Está claro que no me refiero a sus dirigentes que, generalmente, van por otro camino. Que no sienten a sus bases y que no las representan. Con ellos es más difícil cualquier entendimiento. Estoy convencido de que se tiene que virar la mirada para ir al encuentro del Perú real. En las provincias y en las regiones, a las cuales viajo a menudo, existen hombres y mujeres anónimos, verdaderos líderes de sus pueblos que sienten, con todo derecho, ser llamados de izquierda. Ellos, por ejemplo, no han protestado como lo han hecho unos pocos con acceso a los medios.
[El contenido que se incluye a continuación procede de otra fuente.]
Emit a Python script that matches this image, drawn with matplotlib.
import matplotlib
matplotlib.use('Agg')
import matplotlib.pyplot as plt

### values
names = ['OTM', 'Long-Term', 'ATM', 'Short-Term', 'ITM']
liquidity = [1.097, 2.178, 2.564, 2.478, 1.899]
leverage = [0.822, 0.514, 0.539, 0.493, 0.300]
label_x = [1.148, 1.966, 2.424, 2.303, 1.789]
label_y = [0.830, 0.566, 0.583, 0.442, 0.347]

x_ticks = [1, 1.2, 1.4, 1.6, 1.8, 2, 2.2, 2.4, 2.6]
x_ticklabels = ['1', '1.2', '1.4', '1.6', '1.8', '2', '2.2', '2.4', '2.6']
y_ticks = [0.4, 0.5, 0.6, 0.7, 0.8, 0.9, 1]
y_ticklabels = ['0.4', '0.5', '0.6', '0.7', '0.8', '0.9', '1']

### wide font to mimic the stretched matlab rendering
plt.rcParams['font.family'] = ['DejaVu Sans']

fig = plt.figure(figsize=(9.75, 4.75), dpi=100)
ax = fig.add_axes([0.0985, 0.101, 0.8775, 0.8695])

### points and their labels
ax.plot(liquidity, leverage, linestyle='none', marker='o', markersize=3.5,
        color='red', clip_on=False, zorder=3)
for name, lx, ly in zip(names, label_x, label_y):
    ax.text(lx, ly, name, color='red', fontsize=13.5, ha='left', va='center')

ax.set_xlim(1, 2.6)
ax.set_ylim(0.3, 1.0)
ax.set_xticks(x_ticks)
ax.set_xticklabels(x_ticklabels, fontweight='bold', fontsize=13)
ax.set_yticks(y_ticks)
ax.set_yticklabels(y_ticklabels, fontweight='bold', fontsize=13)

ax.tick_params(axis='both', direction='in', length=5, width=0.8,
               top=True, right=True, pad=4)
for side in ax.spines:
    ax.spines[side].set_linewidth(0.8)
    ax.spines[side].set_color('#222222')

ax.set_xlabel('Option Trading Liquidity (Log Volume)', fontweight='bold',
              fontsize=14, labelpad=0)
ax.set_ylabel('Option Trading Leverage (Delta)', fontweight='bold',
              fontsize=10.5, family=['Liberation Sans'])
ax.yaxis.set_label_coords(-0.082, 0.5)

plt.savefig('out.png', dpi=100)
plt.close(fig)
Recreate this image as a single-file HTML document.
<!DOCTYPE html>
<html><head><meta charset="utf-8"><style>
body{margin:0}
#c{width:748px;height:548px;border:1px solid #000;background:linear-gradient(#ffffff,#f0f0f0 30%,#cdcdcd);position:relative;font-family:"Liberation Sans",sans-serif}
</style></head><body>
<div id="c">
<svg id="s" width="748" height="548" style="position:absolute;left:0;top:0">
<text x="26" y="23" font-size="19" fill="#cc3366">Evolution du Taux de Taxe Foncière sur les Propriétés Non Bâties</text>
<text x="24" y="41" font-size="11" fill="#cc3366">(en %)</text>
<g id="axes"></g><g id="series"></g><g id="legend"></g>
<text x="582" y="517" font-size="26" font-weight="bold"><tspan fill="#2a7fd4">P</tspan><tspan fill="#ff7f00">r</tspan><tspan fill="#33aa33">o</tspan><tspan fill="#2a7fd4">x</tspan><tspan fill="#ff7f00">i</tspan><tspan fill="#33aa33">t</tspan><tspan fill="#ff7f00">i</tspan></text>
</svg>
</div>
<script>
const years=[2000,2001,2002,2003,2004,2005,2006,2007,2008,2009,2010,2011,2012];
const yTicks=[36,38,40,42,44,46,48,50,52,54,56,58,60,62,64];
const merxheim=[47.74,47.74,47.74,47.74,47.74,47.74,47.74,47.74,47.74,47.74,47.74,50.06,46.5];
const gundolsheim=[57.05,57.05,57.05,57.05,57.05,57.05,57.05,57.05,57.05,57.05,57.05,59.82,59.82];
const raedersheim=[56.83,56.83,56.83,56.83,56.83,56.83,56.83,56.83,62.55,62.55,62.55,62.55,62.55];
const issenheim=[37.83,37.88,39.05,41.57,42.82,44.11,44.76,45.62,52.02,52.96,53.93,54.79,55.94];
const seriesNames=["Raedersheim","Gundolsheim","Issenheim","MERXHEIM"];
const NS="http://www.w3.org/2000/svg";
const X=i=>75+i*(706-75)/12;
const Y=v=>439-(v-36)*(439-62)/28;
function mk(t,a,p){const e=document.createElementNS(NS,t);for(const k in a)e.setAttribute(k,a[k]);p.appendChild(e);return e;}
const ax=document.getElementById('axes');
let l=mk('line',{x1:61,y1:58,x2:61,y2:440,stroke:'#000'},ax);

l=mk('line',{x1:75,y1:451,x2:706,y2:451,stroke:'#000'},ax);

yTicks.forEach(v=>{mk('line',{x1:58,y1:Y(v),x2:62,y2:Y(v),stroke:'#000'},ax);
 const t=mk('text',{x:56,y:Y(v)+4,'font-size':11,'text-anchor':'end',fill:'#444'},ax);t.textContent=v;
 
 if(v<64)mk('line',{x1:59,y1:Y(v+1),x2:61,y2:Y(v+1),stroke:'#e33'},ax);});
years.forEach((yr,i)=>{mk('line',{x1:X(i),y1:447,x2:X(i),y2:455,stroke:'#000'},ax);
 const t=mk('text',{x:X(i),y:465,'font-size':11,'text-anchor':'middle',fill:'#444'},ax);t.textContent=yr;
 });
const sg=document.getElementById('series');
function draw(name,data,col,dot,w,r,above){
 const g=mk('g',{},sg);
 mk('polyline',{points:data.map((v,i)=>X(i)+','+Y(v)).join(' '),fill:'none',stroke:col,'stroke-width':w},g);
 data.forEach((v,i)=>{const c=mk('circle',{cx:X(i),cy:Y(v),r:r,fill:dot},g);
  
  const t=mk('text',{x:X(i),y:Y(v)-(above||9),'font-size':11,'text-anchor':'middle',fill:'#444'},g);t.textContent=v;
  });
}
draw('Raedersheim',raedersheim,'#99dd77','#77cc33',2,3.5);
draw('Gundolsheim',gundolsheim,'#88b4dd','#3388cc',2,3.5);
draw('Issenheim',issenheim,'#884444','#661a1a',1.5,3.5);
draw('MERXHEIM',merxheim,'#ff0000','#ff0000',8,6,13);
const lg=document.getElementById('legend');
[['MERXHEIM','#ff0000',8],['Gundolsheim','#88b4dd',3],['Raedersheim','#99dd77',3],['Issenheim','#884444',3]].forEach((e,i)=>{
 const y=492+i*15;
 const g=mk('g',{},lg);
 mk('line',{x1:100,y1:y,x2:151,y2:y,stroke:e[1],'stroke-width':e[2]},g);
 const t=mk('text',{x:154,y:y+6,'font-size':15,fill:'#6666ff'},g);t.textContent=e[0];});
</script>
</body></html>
No se han sentido ofendidos, porque conocen el verdadero rostro de la pobreza, porque saben que los de abajo tienen más de común entre ellos, aunque pertenezcan a organizaciones políticas distintas. Esas bases sociales están más próximas a unirse para luchar juntas contra el hambre, si ven que sus dirigentes son capaces de exhibir la nobleza del desprendimiento. Tiene, pues, una mirada distinta que la del cerebral funcionario de una ONG, por ejemplo. O la del comentarista de ciudad.
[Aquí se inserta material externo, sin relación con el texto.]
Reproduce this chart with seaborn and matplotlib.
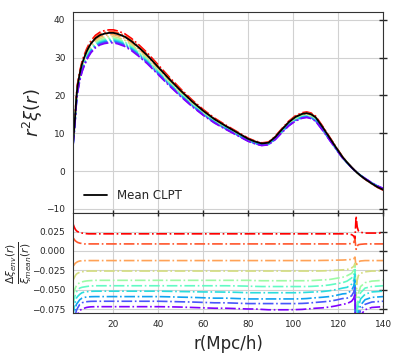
import numpy as np
import matplotlib
matplotlib.use("Agg")
import matplotlib.pyplot as plt
import seaborn as sns

# separation grid (Mpc/h)
r = [2, 2.5, 3, 3.5, 4, 5, 6, 7, 8, 9, 10,
     12, 14, 16, 18, 20, 22, 25, 28, 31, 35, 40, 45, 50, 55, 60, 65, 70,
     75, 80, 83, 86, 89, 92, 95, 98, 101, 104, 106, 108, 110,
     113, 116, 119, 122,
     124, 126, 127, 127.5, 128, 128.5, 129, 130, 132, 135, 137.5, 140]

# mean CLPT r^2 xi(r)
mean_clpt = [7.5, 11.0, 15.0, 19.5, 22.5, 25.8, 28.3, 30.0, 31.5, 32.7, 33.7,
             35.1, 35.9, 36.3, 36.5, 36.5, 36.2, 35.5, 34.3, 32.8, 30.6, 27.4, 24.2,
             21.2, 18.4, 15.9, 13.7, 11.9,
             10.2, 8.5, 7.8, 7.3, 7.5, 9.0, 11.0, 12.9, 14.3, 15.1, 15.3, 15.0, 14.2,
             11.7, 9.0, 6.3, 3.7,
             2.3, 1.0, 0.4, 0.1, -0.15, -0.45, -0.7, -1.2, -2.1, -3.3, -4.2, -4.9]

# fractional difference of each environment bin wrt the mean
env_red = ([0.035, 0.031, 0.028, 0.026, 0.025, 0.0235, 0.023, 0.0225, 0.0222, 0.022, 0.022]
           + [0.022] * 34
           + [0.022, 0.021, 0.019, 0.015, 0.045, 0.031, 0.026, 0.024, 0.023, 0.023, 0.023, 0.023])
env_orangered = ([0.017, 0.015, 0.013, 0.012, 0.011, 0.010, 0.0095, 0.009, 0.009, 0.009, 0.009]
                 + [0.009] * 34
                 + [0.009, 0.0095, 0.011, 0.015, 0.002, 0.006, 0.008, 0.0085, 0.009, 0.009, 0.009, 0.009])
env_orange = ([-0.020, -0.018, -0.016, -0.015, -0.014, -0.013, -0.0128, -0.0126, -0.0125, -0.0125, -0.0125]
              + [-0.0125] * 30 + [-0.0123, -0.0122, -0.012, -0.0118]
              + [-0.0115, -0.011, -0.010, -0.008, -0.020, -0.016, -0.014, -0.013, -0.0125, -0.0125, -0.0125, -0.0125])
env_yellow = ([-0.038, -0.035, -0.032, -0.030, -0.029, -0.0275, -0.027, -0.0265, -0.0262, -0.026, -0.026]
              + [-0.026] * 30 + [-0.0258, -0.0255, -0.025, -0.0245]
              + [-0.024, -0.022, -0.020, -0.016, -0.060, -0.038, -0.032, -0.029, -0.027, -0.026, -0.026, -0.026])
env_lightgreen = ([-0.058, -0.052, -0.048, -0.045, -0.043, -0.041, -0.040, -0.0393, -0.0388, -0.0385, -0.0383]
                  + [-0.038] * 17
                  + [-0.038, -0.038, -0.0383, -0.0385, -0.0385, -0.0385, -0.0385, -0.0385, -0.0385,
                     -0.0385, -0.0385, -0.0383, -0.038]
                  + [-0.0375, -0.037, -0.0355, -0.034]
                  + [-0.032, -0.029, -0.025, -0.020, -0.12, -0.07, -0.055, -0.046, -0.041, -0.039, -0.0385, -0.038])
env_green = ([-0.070, -0.062, -0.057, -0.053, -0.051, -0.048, -0.047, -0.0465, -0.046, -0.0456, -0.0453]
             + [-0.045] * 17
             + [-0.0452, -0.0455, -0.0458, -0.046, -0.046, -0.046, -0.046, -0.046, -0.046,
                -0.046, -0.046, -0.0458, -0.0455]
             + [-0.045, -0.044, -0.0425, -0.041]
             + [-0.039, -0.035, -0.030, -0.024, -0.13, -0.08, -0.064, -0.054, -0.048, -0.046, -0.0455, -0.045])
env_cyan = ([-0.084, -0.074, -0.066, -0.061, -0.059, -0.056, -0.054, -0.0532, -0.0527, -0.0524, -0.0522]
            + [-0.052] * 11 + [-0.0522, -0.0525, -0.0527, -0.053, -0.053, -0.0532]
            + [-0.0535, -0.054, -0.054, -0.054, -0.054, -0.054, -0.054, -0.054, -0.054,
               -0.0538, -0.0535, -0.0532, -0.053]
            + [-0.0525, -0.0515, -0.050, -0.048]
            + [-0.047, -0.043, -0.038, -0.030, -0.14, -0.09, -0.073, -0.062, -0.056, -0.053, -0.0525, -0.052])
env_sky = ([-0.094, -0.082, -0.075, -0.069, -0.067, -0.063, -0.061, -0.060, -0.0596, -0.0593, -0.0591]
           + [-0.059] * 11 + [-0.0593, -0.0597, -0.060, -0.0605, -0.061, -0.061]
           + [-0.0615, -0.062, -0.062, -0.062, -0.062, -0.062, -0.062, -0.062, -0.062,
              -0.0618, -0.0615, -0.061, -0.0605]
           + [-0.0598, -0.059, -0.0575, -0.0555]
           + [-0.055, -0.051, -0.045, -0.036, -0.15, -0.10, -0.081, -0.070, -0.063, -0.060, -0.0595, -0.059])
env_blue = ([-0.104, -0.091, -0.083, -0.077, -0.074, -0.069, -0.067, -0.066, -0.0656, -0.0653, -0.0651]
            + [-0.065] * 11 + [-0.0653, -0.0657, -0.066, -0.0665, -0.067, -0.067]
            + [-0.0675, -0.068, -0.068, -0.068, -0.068, -0.068, -0.068, -0.068, -0.068,
               -0.0678, -0.0675, -0.067, -0.0665]
            + [-0.0658, -0.065, -0.0635, -0.0615]
            + [-0.061, -0.058, -0.053, -0.045, -0.16, -0.11, -0.088, -0.076, -0.069, -0.066, -0.0655, -0.065])
env_purple = ([-0.115, -0.101, -0.092, -0.086, -0.082, -0.077, -0.075, -0.074, -0.073, -0.0725, -0.0722]
              + [-0.072] * 11 + [-0.0722, -0.0725, -0.073, -0.0735, -0.074, -0.074]
              + [-0.0745, -0.075, -0.075, -0.0755, -0.076, -0.076, -0.076, -0.076, -0.0758,
                 -0.0755, -0.075, -0.0745, -0.074]
              + [-0.0735, -0.0725, -0.071, -0.069]
              + [-0.068, -0.065, -0.061, -0.055, -0.17, -0.12, -0.095, -0.083, -0.076, -0.073, -0.0725, -0.072])

env_ratios = [env_red, env_orangered, env_orange, env_yellow, env_lightgreen,
              env_green, env_cyan, env_sky, env_blue, env_purple]

sns.set_style("whitegrid", {"axes.edgecolor": "0.2", "grid.color": "0.82"})
plt.rcParams["font.family"] = ["DejaVu Sans"]

colors = plt.cm.rainbow(np.linspace(1, 0, len(env_ratios)))

fig = plt.figure(figsize=(3.99, 3.55), dpi=100)
gs = fig.add_gridspec(2, 1, height_ratios=[2, 1], hspace=0,
                      left=0.183, right=0.96, top=0.966, bottom=0.118)
ax1 = fig.add_subplot(gs[0])
ax2 = fig.add_subplot(gs[1], sharex=ax1)

r_arr = np.array(r)
mean_arr = np.array(mean_clpt)

#top: r^2 xi for each environment + mean
for ratio, c in zip(env_ratios, colors):
    sns.lineplot(x=r_arr, y=mean_arr * (1 + np.array(ratio)), color=c, linestyle='-.',
                 lw=1.2, ax=ax1, sort=False)
sns.lineplot(x=r_arr, y=mean_arr, color='black', lw=1.3, ax=ax1, sort=False,
             label='Mean CLPT')
ax1.legend(loc='lower left', frameon=False, fontsize=8.5)
ax1.set_ylim(-11, 42)
ax1.set_yticks([-10, 0, 10, 20, 30, 40])
ax1.set_ylabel(r'$r^2\xi(r)$', fontsize=13)
ax1.yaxis.set_label_coords(-0.09, 0.5)

#bottom: fractional difference
for ratio, c in zip(env_ratios, colors):
    sns.lineplot(x=r_arr, y=ratio, color=c, linestyle='-.', lw=1.2, ax=ax2, sort=False)
ax2.set_ylim(-0.0803, 0.0492)
ax2.set_yticks([-0.075, -0.05, -0.025, 0.0, 0.025])
ax2.set_xlim(2, 140)
ax2.set_xticks([20, 40, 60, 80, 100, 120, 140])
ax2.set_xlabel('r(Mpc/h)', fontsize=12)
ax2.set_ylabel(r'$\frac{\Delta\xi_{env}(r)}{\xi_{mean}(r)}$', fontsize=11, va='center')
ax2.yaxis.set_label_coords(-0.175, 0.5)

ax1.tick_params(axis='y', direction='inout', length=6, right=True)
ax1.tick_params(axis='x', direction='inout', length=5, labelbottom=False)
ax2.tick_params(axis='y', direction='inout', length=6, right=True)
ax2.tick_params(axis='x', direction='inout', length=5, top=True)
for ax in (ax1, ax2):
    ax.tick_params(width=1, labelsize=6.5, pad=2.5, colors='0.15')

plt.savefig('out.png', dpi=100)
Para descalificar al adversario, no nos limitemos a retomar viejos debates teóricos sobre el pensamiento de Mariátegui y que se hallan debidamente documentados. Se trata de aplicar ese pensamiento en el Perú del siglo XXI. La consigna, entonces, para la izquierda peruana, a la que he denominado, coyunturalmente, madura, pero llamémosla del siglo XXI, no puede ser que concibamos a Mariátegui congelado en el siglo pasado, máxime si los desafíos del capitalismo global exigen nuevos enfoques y soluciones, quizás menos ideológicos y más pragmáticos y realistas.
Sepamos que el pensamiento del Amauta sigue siendo estimulante para entender mejor el país. Nos proclamamos herederos de su pensamiento; pero no, por ello, inmunes al cambio en la acción. Despojémonos de romanticismos que no nos impiden comprender, por ejemplo, que no puede haber desarrollo sin capital y que el mercado es una realidad, ante el cual no debemos sucumbir, claro está. Ser de izquierda hoy es ser abierto a las ideas, renovado en el pensamiento, creativo frente a las necesidades de un mundo globalizado y posmoderno.
Mariátegui está vigente, pero debe ser enriquecido de nuevo contenido a la luz de los requerimientos de un mundo más globalizado, que nos muestra, al mismo tiempo, un perfil incierto de una globalización ultraliberal. Decir esto, no es una herejía, ni es una traición. Debe ser tomado, por el contrario, como una tarea de todos, para lo cual debemos empezar por cambiar nuestros propios estilos de vida, haciendo de la tolerancia y del respeto democrático por las ideas contrarias una norma de conducta y de civilizada coexistencia.